The complex glacial-fluvial history of the Chandalar region formed placers and placer exploration targets that exhibit several differing deposit types. On the north and east side of the district, the placers are a combination of stacked sequences of normal fluvial and glaciofluvial channel deposit that have formed in second order streams and feature bedrock and false bedrock pay channels. On Little Squaw Creek, and possibly on Big Squaw and Nugget Creeks, resistant bedrock along the north margin of the hills has influenced rapid stream gradient changes that created ancestral canyons below which paleo-fluvial and modern glaciofluvial fans have formed.
The later type is formed by combined fluvial and glaciofluvial processes and is deposited on glacial falsebedrock. These processes result in deposition of significant thickness of auriferous sediment as exhibited at Little Squaw Creek and possibly within other drainages along the north side of thedistrict.
This deposit is geologically characterized as an aggradational placer gold deposit. The plan view of the Chandalar Mine deposit is somewhat funnel-shaped, and because of this has beendivided into two distinct geomorphological zones: the Gulch, or narrower channel portion, and the Fan, or broad alluvial apron portion.
Mineralization
Lode Mineralization
Most high-grade mineralized zones within vein systems are less than 150 feet long and 2 to 10 feet wide. Vertical extents are unknown but probably exceed 200 feet. Individual prospects discovered at various points along major shear zones were originally thought to be discrete discoveries, but groups of prospects have since been determined to be related along a common structure.
Placer Mineralization
Placer gold occurs within the pre-glacial fluvial, interglacial glaciofluvial, and post-glacial fluvial, permafrost deposits on Little Squaw Creek. The gold is coarse, crystalline, and bright, indicating that it was transported only a short distance from its sources. Small nuggets are common, and there is little finegrained gold (-80 mesh). Quartz inclusions and attachments are common on gold particles but make up only a few percent by volume.

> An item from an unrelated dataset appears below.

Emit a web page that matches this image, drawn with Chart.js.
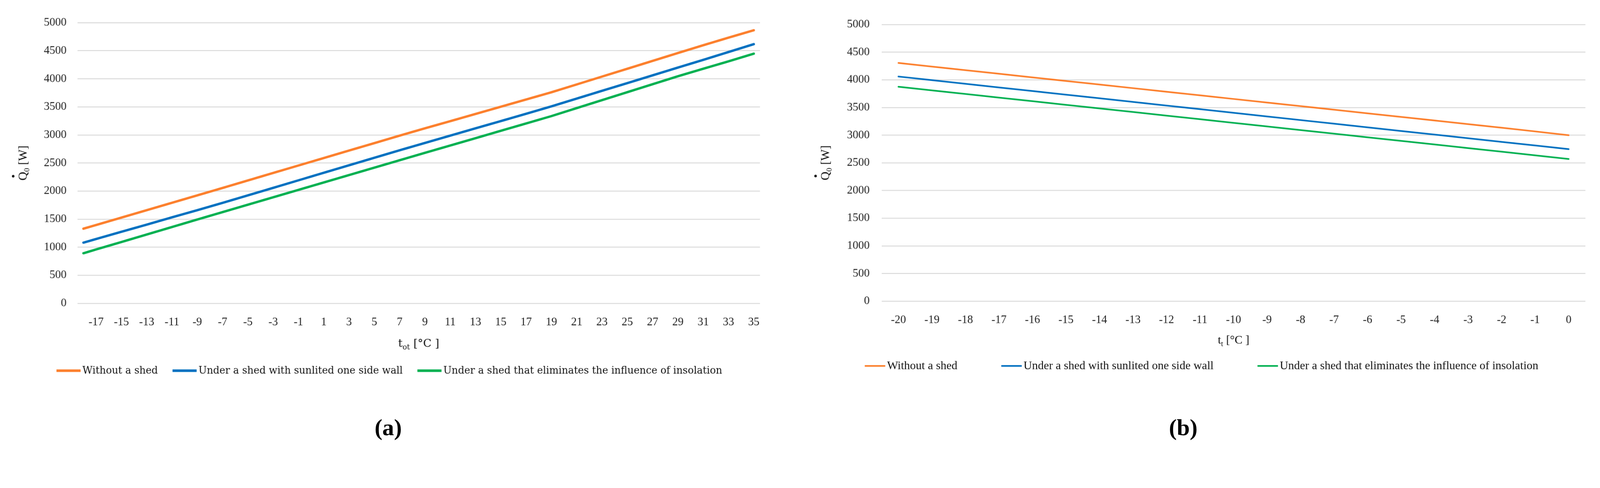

The pay streak on Little Squaw Creek is subdivided into the “canyon” placer upstream of a bedrock constriction underlying Lines 4.8 through 6, and an “alluvial fan” placer downstream of the buried constriction that extends at least as far north as Line 1.2., a distance of about 2,000 feet. Fluvial gravel hosting the placer is mostly composed of gray to black chloritic schist, which is commonly seen in the surrounding hills. Gold-bearing gravels composing the alluvial fan range from 15 to 137 feet thick and average 80 feet thick over a width of up to 1,262 feet. The pay streak within the fluvial gravel on the canyon section varies from 50 to 136 feet thick over a width from 240 to 570 feet. The placer deposit is open to further mineralization to the east, west, and north.
Overburden on the fan is composed of frozen, clay-rich glacial till. Ice is moderately abundant in the overburden of the alluvial fan and may compose 10% of the total volume. Ice is particularly prevalent under the western end of Line 1.2, where it forms massive lenses 15 to 20 feet thick in Hole 18. Thawing ice appears to be responsible for the actively subsiding thermokarst pond east of the road. The barren till overburden averages 65 feet thick. Overburden on the canyon placer is mixed glaciofluvial sediments and can carry minor concentrations of gold at the surface and disseminated throughout. The overlying barren sections have a highly variable thickness, ranging from 0 to 75 feet with a 41-foot average.